AGWs for the LBT
As part of the AIP contribution to the LBT project the AIP designed and built four Acquisition, Guiding, and Wavefront sensing units (AGW units) for the telescope. They have been delivered and installed at the telescope between 2007 and 2011. Two of these units support the LUCIFER instrument, the two others are foreseen for the PEPSI polarimeters, and are currently used in commissioning the various foci of the telescope. In particular they were used for the direct gregorian focal station to prepare the telescope for the arrival of the Multi-Object Double Spectrograph (MODS). Additionally, two similar units went into the Permanent Focus Units (PFUs) for PEPSI. They have been installed in 2013.
Each of the AGW units consists of a guide camera and a wavefront sensing camera which can be moved around in the focal plane of the telescope to find a suitable reference star. The guiding camera is responsible for compensating tracking errors of the telescope, while the wavefront sensor uses the red part of the light from the guide star to analyze the shape and alignment of the main mirrors. In the wavefront sensor, a tiny lenslet array splits the light from the different parts of the main mirror into separate channels.
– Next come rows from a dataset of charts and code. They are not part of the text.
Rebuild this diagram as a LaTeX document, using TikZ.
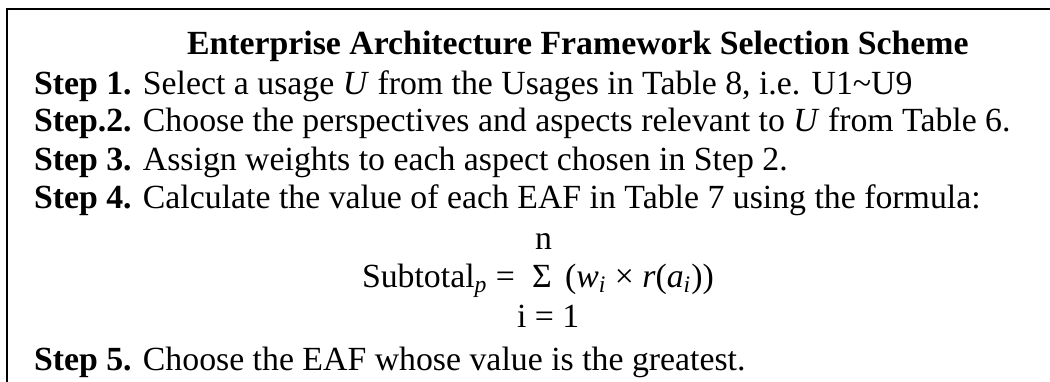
\documentclass[tikz,border=0pt]{standalone}
\usepackage{fontspec}
\setmainfont{Liberation Serif}
\begin{document}
\begin{tikzpicture}[x=0.5pt,y=-0.5pt,
  txt/.style={anchor=base west,inner sep=0pt,outer sep=0pt,font=\fontsize{16.9}{20}\selectfont},
  frameline/.style={line width=1.25pt,line cap=rect}]
\useasboundingbox (0,0) rectangle (1050,381);
\coordinate (bl) at (7,381);
\coordinate (tl) at (7,9);
\coordinate (tr) at (1050,9);
\draw[frameline] (bl) -- (tl) -- (tr);
\node[txt] (title) at (187,54) {\textbf{Enterprise Architecture Framework Selection Scheme}};
\node[txt] (s1) at (34,94) {\textbf{Step 1.} Select a usage \textit{U} from the Usages in Table 8, i.e. U1\textasciitilde U9};
\node[txt] (s2) at (34,131) {\textbf{Step.2.} Choose the perspectives and aspects relevant to \textit{U} from Table 6.};
\node[txt] (s3) at (34,170) {\textbf{Step 3.} Assign weights to each aspect chosen in Step 2.};
\node[txt] (s4) at (34,208) {\textbf{Step 4.} Calculate the value of each EAF in Table 7 using the formula:};
\node[txt] (n) at (535,249) {n};
\node[txt] (sub) at (362,287) {Subtotal\textsubscript{\textit{p}} =};
\node[txt] (sig) at (532,287) {Σ};
\node[txt] (expr) at (565,287) {(\textit{w}\textsubscript{\textit{i}} × \textit{r}(\textit{a}\textsubscript{\textit{i}}))};
\node[txt] (i1) at (517,327) {i = 1};
\node[txt] (s5) at (34,370) {\textbf{Step 5.} Choose the EAF whose value is the greatest.};
\end{tikzpicture}
\end{document}
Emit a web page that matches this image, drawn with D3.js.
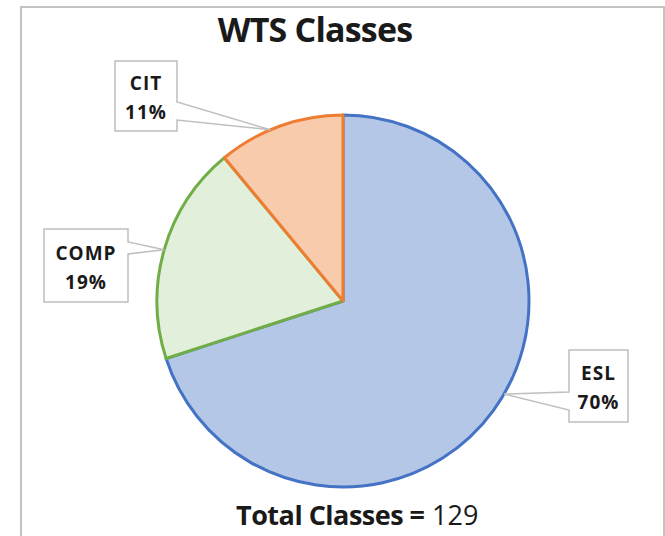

Comparing the actual image with a calibration image allows the detection of slight deviation of the perfect mirror shape and focus. The 158 actuators on the back side of the main mirror are then engaged to compensate these abberations (active optics).
The first two units built received an on-axis unit from our colleagues in Italy (Arcetri observatory) for performing real-time measurements of the incoming wavefront. This makes the adaptive optics sensor for the telescope, which, in turn, steers the 672 actuators on the back of the secondary mirror (91 cm diameter). This unit observes the light and the wavefront from a star close (closer than approximately 20'') to the scientific target in the sky using a so called ''pyramid sensor''. At a servo frequency of several hundred Hertz, diffraction limited images in near-IR are within the reach of the instrument.